#### [Aim]
Count every line that has the word "chart". Give the number, without anything more.
++++++++++
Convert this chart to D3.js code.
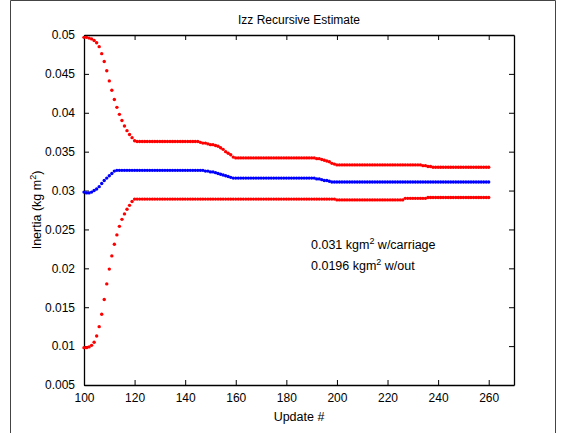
<!DOCTYPE html>
<html>
<head>
<meta charset="UTF-8">
<title>Izz Recursive Estimate</title>
<script src="https://cdn.jsdelivr.net/npm/d3@7"></script>
<style>
    body { margin: 0; background: #fff; }
    text { font-family: "Liberation Sans", Arial, sans-serif; fill: #000; }
</style>
</head>
<body>
<div id="chart"></div>
<script>
    // Update numbers run 100..260, one estimate per update
    const firstUpdate = 100;

    // upper estimate (red)
    const upper = [
        0.0497, 0.0497, 0.0496, 0.0495, 0.0493, 0.0490, 0.0485, 0.0476, 0.0466, 0.0454,
        0.0441, 0.0429, 0.0417, 0.0407, 0.0398, 0.0390, 0.0383, 0.0377, 0.0372, 0.0368,
        0.0364, 0.0363, 0.0363, 0.0363, 0.0363, 0.0363, 0.0363, 0.0363, 0.0363, 0.0363,
        0.0363, 0.0363, 0.0363, 0.0363, 0.0363, 0.0363, 0.0363, 0.0363, 0.0363, 0.0363,
        0.0363, 0.0363, 0.0363, 0.0363, 0.0363, 0.0363, 0.0362, 0.0361, 0.0361, 0.0360,
        0.0359, 0.0359, 0.0358, 0.0357, 0.0355, 0.0353, 0.0350, 0.0348, 0.0346, 0.0343,
        0.0342, 0.0342, 0.0342, 0.0342, 0.0342, 0.0342, 0.0342, 0.0342, 0.0342, 0.0342,
        0.0342, 0.0342, 0.0342, 0.0342, 0.0342, 0.0342, 0.0342, 0.0342, 0.0342, 0.0342,
        0.0342, 0.0342, 0.0342, 0.0342, 0.0342, 0.0342, 0.0342, 0.0342, 0.0342, 0.0342,
        0.0342, 0.0342, 0.0341, 0.0341, 0.0340, 0.0339, 0.0338, 0.0337, 0.0335, 0.0334,
        0.0333, 0.0333, 0.0333, 0.0333, 0.0333, 0.0333, 0.0333, 0.0333, 0.0333, 0.0333,
        0.0333, 0.0333, 0.0333, 0.0333, 0.0333, 0.0333, 0.0333, 0.0333, 0.0333, 0.0333,
        0.0333, 0.0333, 0.0333, 0.0333, 0.0333, 0.0333, 0.0333, 0.0333, 0.0333, 0.0333,
        0.0333, 0.0333, 0.0333, 0.0333, 0.0332, 0.0332, 0.0331, 0.0331, 0.0330, 0.0330,
        0.0330, 0.0330, 0.0330, 0.0330, 0.0330, 0.0330, 0.0330, 0.0330, 0.0330, 0.0330,
        0.0330, 0.0330, 0.0330, 0.0330, 0.0330, 0.0330, 0.0330, 0.0330, 0.0330, 0.0330,
        0.0330
    ];

    // central estimate (blue)
    const middle = [
        0.0298, 0.0297, 0.0297, 0.0298, 0.0300, 0.0302, 0.0305, 0.0309, 0.0313, 0.0316,
        0.0319, 0.0322, 0.0325, 0.0326, 0.0326, 0.0326, 0.0326, 0.0326, 0.0326, 0.0326,
        0.0326, 0.0326, 0.0326, 0.0326, 0.0326, 0.0326, 0.0326, 0.0326, 0.0326, 0.0326,
        0.0326, 0.0326, 0.0326, 0.0326, 0.0326, 0.0326, 0.0326, 0.0326, 0.0326, 0.0326,
        0.0326, 0.0326, 0.0326, 0.0326, 0.0326, 0.0326, 0.0326, 0.0326, 0.0325, 0.0325,
        0.0324, 0.0324, 0.0323, 0.0322, 0.0321, 0.0320, 0.0319, 0.0318, 0.0317, 0.0316,
        0.0316, 0.0316, 0.0316, 0.0316, 0.0316, 0.0316, 0.0316, 0.0316, 0.0316, 0.0316,
        0.0316, 0.0316, 0.0316, 0.0316, 0.0316, 0.0316, 0.0316, 0.0316, 0.0316, 0.0316,
        0.0316, 0.0316, 0.0316, 0.0316, 0.0316, 0.0316, 0.0316, 0.0316, 0.0316, 0.0316,
        0.0316, 0.0316, 0.0315, 0.0315, 0.0314, 0.0313, 0.0313, 0.0312, 0.0311, 0.0311,
        0.0311, 0.0311, 0.0311, 0.0311, 0.0311, 0.0311, 0.0311, 0.0311, 0.0311, 0.0311,
        0.0311, 0.0311, 0.0311, 0.0311, 0.0311, 0.0311, 0.0311, 0.0311, 0.0311, 0.0311,
        0.0311, 0.0311, 0.0311, 0.0311, 0.0311, 0.0311, 0.0311, 0.0311, 0.0311, 0.0311,
        0.0311, 0.0311, 0.0311, 0.0311, 0.0311, 0.0311, 0.0311, 0.0311, 0.0311, 0.0311,
        0.0311, 0.0311, 0.0311, 0.0311, 0.0311, 0.0311, 0.0311, 0.0311, 0.0311, 0.0311,
        0.0311, 0.0311, 0.0311, 0.0311, 0.0311, 0.0311, 0.0311, 0.0311, 0.0311, 0.0311,
        0.0311
    ];

    // lower estimate (red)
    const lower = [
        0.0098, 0.0098, 0.0099, 0.0101, 0.0105, 0.0113, 0.0125, 0.0141, 0.0160, 0.0180,
        0.0199, 0.0216, 0.0231, 0.0243, 0.0254, 0.0263, 0.0270, 0.0276, 0.0281, 0.0286,
        0.0289, 0.0289, 0.0289, 0.0289, 0.0289, 0.0289, 0.0289, 0.0289, 0.0289, 0.0289,
        0.0289, 0.0289, 0.0289, 0.0289, 0.0289, 0.0289, 0.0289, 0.0289, 0.0289, 0.0289,
        0.0289, 0.0289, 0.0289, 0.0289, 0.0289, 0.0289, 0.0289, 0.0289, 0.0289, 0.0289,
        0.0289, 0.0289, 0.0289, 0.0289, 0.0289, 0.0289, 0.0289, 0.0289, 0.0289, 0.0289,
        0.0289, 0.0289, 0.0289, 0.0289, 0.0289, 0.0289, 0.0289, 0.0289, 0.0289, 0.0289,
        0.0289, 0.0289, 0.0289, 0.0289, 0.0289, 0.0289, 0.0289, 0.0289, 0.0289, 0.0289,
        0.0289, 0.0289, 0.0289, 0.0289, 0.0289, 0.0289, 0.0289, 0.0289, 0.0289, 0.0289,
        0.0289, 0.0289, 0.0289, 0.0289, 0.0289, 0.0289, 0.0289, 0.0289, 0.0289, 0.0289,
        0.0288, 0.0288, 0.0288, 0.0288, 0.0288, 0.0288, 0.0288, 0.0288, 0.0288, 0.0288,
        0.0288, 0.0288, 0.0288, 0.0288, 0.0288, 0.0288, 0.0288, 0.0288, 0.0288, 0.0288,
        0.0288, 0.0288, 0.0288, 0.0288, 0.0288, 0.0288, 0.0288, 0.0290, 0.0290, 0.0290,
        0.0290, 0.0290, 0.0290, 0.0290, 0.0290, 0.0290, 0.0291, 0.0291, 0.0291, 0.0291,
        0.0291, 0.0291, 0.0291, 0.0291, 0.0291, 0.0291, 0.0291, 0.0291, 0.0291, 0.0291,
        0.0291, 0.0291, 0.0291, 0.0291, 0.0291, 0.0291, 0.0291, 0.0291, 0.0291, 0.0291,
        0.0291
    ];

    const xTicks = [100, 120, 140, 160, 180, 200, 220, 240, 260];
    const yTicks = [0.005, 0.01, 0.015, 0.02, 0.025, 0.03, 0.035, 0.04, 0.045, 0.05];
    const notes = [["0.031 kgm", " w/carriage"], ["0.0196 kgm", " w/out"]];

    const W = 567, H = 433;
    const plotLeft = 84, plotRight = 514, plotTop = 35, plotBottom = 385;

    const svg = d3.select("#chart").append("svg")
        .attr("width", W)
        .attr("height", H);

    // figure frame
    svg.append("path")
        .attr("d", "M10.5," + H + "V0.5H555.5V" + H)
        .attr("fill", "none")
        .attr("stroke", "#444")
        .attr("stroke-width", 1);

    const x = d3.scaleLinear().domain([100, 270]).range([plotLeft, plotRight]);
    const y = d3.scaleLinear().domain([0.005, 0.05]).range([plotBottom, plotTop]);

    const fmt = d => String(+d.toFixed(3));

    // axes with inward ticks, box on all sides
    const axB = svg.append("g").attr("transform", "translate(0," + plotBottom + ")")
        .call(d3.axisBottom(x).tickValues(xTicks).tickSizeInner(-5).tickSizeOuter(0).tickPadding(10));
    const axT = svg.append("g").attr("transform", "translate(0," + plotTop + ")")
        .call(d3.axisTop(x).tickValues(xTicks).tickSizeInner(-5).tickSizeOuter(0).tickFormat(""));
    const axL = svg.append("g").attr("transform", "translate(" + plotLeft + ",0)")
        .call(d3.axisLeft(y).tickValues(yTicks).tickSizeInner(-5).tickSizeOuter(0).tickPadding(9).tickFormat(fmt));
    const axR = svg.append("g").attr("transform", "translate(" + plotRight + ",0)")
        .call(d3.axisRight(y).tickValues(yTicks).tickSizeInner(-5).tickSizeOuter(0).tickFormat(""));

    [axB, axT, axL, axR].forEach(g => {
        g.select(".domain").attr("stroke", "#000").attr("stroke-width", 1.3);
        g.selectAll(".tick line").attr("stroke", "#000").attr("stroke-width", 1);
        g.selectAll("text").attr("font-size", "12px").attr("font-family", "Liberation Sans, Arial, sans-serif");
    });
    axB.selectAll("text").attr("dy", "0.55em");

    // dotted series
    const series = [
        { values: upper, color: "#ff0000" },
        { values: lower, color: "#ff0000" },
        { values: middle, color: "#0000ff" }
    ];
    series.forEach(s => {
        svg.append("g").selectAll("circle")
            .data(s.values)
            .enter()
            .append("circle")
            .attr("cx", (d, i) => x(firstUpdate + i))
            .attr("cy", d => y(d))
            .attr("r", 1.7)
            .attr("fill", s.color);
    });

    // title and labels
    svg.append("text")
        .attr("x", (plotLeft + plotRight) / 2)
        .attr("y", 24)
        .attr("text-anchor", "middle")
        .attr("font-size", "12px")
        .text("Izz Recursive Estimate");

    svg.append("text")
        .attr("x", (plotLeft + plotRight) / 2)
        .attr("y", 421)
        .attr("text-anchor", "middle")
        .attr("font-size", "12.5px")
        .text("Update #");

    const yl = svg.append("text")
        .attr("transform", "translate(41," + (plotTop + plotBottom) / 2 + ") rotate(-90)")
        .attr("text-anchor", "middle")
        .attr("font-size", "12.5px");
    yl.append("tspan").text("Inertia (kg m");
    yl.append("tspan").attr("font-size", "9px").attr("dy", "-5").text("2");
    yl.append("tspan").attr("dy", "5").text(")");

    // annotation
    notes.forEach((n, i) => {
        const t = svg.append("text")
            .attr("x", 311)
            .attr("y", 249 + i * 21)
            .attr("font-size", "12.5px");
        t.append("tspan").text(n[0]);
        t.append("tspan").attr("font-size", "9px").attr("dy", "-5").text("2");
        t.append("tspan").attr("dy", "5").text(n[1]);
    });
</script>
</body>
</html>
++++++++++
#### [Exercise response]
3